* To do
Take the line containing "Recreate this image" as the first line and the line containing "import plotly.graph_objects as go" as the last, and output that span verbatim without any images.
..............................
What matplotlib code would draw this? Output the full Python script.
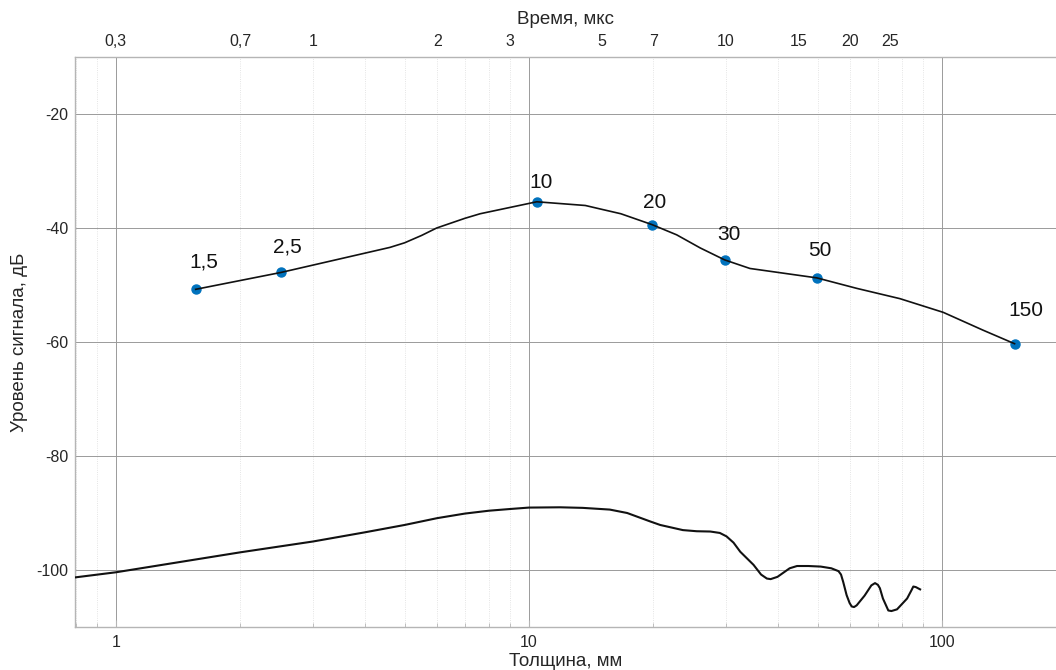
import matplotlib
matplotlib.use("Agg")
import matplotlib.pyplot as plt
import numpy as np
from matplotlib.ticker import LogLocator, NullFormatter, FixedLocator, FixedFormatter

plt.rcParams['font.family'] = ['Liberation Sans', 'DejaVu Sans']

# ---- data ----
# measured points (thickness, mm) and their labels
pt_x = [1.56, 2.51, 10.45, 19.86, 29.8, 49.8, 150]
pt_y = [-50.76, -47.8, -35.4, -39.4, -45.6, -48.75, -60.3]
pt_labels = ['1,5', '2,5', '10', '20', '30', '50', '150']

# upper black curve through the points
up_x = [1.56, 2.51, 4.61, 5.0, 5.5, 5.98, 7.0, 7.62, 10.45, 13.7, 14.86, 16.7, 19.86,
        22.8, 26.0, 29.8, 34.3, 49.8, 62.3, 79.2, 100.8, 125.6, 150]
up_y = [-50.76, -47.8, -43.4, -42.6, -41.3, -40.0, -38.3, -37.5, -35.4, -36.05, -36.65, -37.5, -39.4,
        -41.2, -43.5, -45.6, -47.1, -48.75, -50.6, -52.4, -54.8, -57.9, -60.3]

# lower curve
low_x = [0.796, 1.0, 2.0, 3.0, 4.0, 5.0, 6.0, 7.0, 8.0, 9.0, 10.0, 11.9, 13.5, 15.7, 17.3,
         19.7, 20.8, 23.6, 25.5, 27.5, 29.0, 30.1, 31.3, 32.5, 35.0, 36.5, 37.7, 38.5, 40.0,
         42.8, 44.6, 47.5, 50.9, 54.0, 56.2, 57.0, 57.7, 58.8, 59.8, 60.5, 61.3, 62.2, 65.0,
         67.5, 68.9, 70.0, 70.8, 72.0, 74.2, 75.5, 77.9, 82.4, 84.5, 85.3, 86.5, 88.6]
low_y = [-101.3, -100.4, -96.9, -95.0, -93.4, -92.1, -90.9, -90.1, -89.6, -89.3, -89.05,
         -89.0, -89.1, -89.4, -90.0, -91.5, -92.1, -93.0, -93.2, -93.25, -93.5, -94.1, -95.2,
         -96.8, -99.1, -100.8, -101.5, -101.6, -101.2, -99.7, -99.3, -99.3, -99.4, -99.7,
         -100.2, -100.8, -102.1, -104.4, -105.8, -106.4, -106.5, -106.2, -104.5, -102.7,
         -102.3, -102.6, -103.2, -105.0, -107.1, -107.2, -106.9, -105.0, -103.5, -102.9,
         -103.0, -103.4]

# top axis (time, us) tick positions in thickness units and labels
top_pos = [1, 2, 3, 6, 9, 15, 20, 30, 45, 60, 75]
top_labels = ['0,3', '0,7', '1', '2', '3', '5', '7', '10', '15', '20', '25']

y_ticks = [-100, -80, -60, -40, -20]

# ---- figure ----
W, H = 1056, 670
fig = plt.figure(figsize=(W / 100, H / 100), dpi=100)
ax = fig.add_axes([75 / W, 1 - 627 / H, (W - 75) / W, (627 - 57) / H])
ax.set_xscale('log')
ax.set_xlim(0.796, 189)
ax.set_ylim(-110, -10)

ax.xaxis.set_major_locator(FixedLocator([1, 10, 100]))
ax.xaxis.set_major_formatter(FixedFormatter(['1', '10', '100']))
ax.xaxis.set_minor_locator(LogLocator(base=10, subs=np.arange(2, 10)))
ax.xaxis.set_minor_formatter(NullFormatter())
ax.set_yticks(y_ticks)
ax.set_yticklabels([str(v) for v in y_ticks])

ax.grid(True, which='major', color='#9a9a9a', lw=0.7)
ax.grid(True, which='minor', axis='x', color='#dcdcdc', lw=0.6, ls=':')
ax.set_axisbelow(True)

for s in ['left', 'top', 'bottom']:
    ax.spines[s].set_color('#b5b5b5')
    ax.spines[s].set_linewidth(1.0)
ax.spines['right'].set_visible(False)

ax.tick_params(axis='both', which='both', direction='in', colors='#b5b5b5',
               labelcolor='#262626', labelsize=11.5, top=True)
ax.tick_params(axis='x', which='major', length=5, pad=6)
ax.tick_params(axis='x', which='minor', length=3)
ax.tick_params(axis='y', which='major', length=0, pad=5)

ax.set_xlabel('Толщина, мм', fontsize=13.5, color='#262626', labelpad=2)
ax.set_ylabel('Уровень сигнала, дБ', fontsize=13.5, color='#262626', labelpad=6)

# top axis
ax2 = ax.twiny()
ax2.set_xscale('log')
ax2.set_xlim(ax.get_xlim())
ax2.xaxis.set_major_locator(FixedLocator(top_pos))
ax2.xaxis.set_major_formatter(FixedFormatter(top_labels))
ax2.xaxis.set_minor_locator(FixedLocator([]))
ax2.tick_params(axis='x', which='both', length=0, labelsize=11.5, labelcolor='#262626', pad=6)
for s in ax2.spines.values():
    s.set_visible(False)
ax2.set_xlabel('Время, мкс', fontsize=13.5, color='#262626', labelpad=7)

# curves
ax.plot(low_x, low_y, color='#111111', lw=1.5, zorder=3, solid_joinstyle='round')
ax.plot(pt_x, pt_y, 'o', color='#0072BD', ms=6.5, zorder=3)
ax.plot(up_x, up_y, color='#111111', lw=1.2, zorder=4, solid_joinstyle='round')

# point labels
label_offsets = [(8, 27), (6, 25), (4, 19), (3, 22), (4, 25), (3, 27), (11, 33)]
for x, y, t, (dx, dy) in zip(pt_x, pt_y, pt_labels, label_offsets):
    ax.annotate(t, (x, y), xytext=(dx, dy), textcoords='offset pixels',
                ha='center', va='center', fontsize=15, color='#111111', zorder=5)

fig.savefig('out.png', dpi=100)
..............................
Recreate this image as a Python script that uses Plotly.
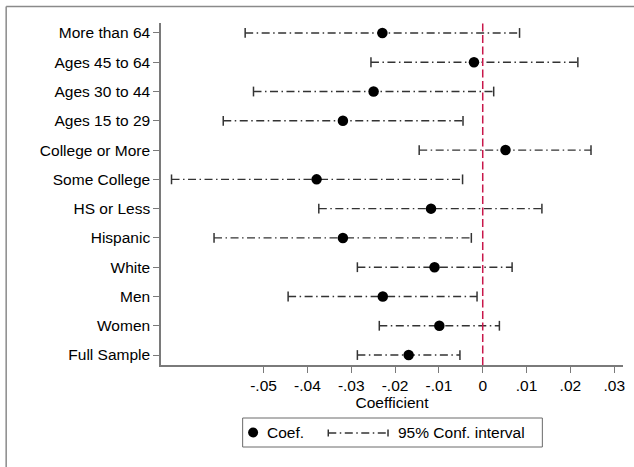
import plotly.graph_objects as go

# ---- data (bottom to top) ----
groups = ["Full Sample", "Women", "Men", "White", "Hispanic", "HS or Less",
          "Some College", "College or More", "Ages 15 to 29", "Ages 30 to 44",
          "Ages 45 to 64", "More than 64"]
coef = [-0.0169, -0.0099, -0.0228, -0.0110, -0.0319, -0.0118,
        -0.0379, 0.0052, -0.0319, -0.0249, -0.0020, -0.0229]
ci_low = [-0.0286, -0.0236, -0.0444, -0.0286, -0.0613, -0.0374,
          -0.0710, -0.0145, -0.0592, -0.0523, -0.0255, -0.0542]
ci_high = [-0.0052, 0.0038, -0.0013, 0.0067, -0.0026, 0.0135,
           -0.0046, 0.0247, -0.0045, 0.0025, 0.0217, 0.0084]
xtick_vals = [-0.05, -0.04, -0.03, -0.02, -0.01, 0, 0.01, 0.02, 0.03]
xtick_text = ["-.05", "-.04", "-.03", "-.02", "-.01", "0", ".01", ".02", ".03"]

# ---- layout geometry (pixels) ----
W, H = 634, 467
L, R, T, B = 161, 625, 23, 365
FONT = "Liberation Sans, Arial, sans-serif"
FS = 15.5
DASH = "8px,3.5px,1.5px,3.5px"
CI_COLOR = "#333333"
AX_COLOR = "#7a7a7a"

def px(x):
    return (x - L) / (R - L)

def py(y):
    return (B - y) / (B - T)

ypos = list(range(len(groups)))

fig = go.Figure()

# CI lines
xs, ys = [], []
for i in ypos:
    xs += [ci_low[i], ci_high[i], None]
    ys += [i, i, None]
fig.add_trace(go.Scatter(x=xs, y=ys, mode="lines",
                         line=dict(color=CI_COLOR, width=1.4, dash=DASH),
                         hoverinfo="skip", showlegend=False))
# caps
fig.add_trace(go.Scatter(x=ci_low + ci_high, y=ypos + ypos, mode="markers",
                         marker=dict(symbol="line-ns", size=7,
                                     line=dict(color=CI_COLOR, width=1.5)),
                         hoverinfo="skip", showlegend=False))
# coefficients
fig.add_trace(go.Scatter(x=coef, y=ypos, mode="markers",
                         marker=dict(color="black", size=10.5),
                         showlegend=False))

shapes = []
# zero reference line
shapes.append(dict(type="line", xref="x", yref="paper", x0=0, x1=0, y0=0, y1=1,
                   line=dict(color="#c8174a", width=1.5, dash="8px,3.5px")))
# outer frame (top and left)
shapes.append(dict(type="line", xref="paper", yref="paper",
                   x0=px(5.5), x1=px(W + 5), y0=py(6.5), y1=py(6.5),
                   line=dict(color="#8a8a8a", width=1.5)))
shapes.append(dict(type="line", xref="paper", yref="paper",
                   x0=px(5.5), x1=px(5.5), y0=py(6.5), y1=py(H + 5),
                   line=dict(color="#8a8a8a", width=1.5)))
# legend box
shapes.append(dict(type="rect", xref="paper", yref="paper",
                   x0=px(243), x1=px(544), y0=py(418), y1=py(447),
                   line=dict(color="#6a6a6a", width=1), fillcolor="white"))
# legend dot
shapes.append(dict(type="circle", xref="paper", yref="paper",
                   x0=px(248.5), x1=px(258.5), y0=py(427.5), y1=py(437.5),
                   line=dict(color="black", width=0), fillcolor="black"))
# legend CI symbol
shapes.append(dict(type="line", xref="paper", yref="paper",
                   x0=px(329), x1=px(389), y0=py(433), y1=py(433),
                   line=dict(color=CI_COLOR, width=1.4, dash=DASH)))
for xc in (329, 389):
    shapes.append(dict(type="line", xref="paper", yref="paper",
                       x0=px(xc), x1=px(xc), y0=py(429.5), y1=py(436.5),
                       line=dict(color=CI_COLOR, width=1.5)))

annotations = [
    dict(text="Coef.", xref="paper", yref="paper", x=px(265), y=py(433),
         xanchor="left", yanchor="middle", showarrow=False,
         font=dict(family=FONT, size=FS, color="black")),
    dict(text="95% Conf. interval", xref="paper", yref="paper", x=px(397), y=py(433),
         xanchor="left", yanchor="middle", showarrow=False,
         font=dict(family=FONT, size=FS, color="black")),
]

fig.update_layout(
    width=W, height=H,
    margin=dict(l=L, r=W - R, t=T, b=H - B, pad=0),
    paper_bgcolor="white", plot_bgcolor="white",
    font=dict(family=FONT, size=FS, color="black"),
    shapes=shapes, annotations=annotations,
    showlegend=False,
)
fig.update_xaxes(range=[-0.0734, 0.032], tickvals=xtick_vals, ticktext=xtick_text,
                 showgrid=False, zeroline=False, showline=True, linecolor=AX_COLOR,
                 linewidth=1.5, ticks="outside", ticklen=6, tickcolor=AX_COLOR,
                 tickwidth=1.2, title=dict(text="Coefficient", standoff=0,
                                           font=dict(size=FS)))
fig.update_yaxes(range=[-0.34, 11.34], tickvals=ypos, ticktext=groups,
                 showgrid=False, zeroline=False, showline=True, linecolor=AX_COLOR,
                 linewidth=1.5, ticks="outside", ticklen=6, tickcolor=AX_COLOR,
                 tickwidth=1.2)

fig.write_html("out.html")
..............................
* Output of the task
Recreate this image as a Python script that uses Plotly.
import plotly.graph_objects as go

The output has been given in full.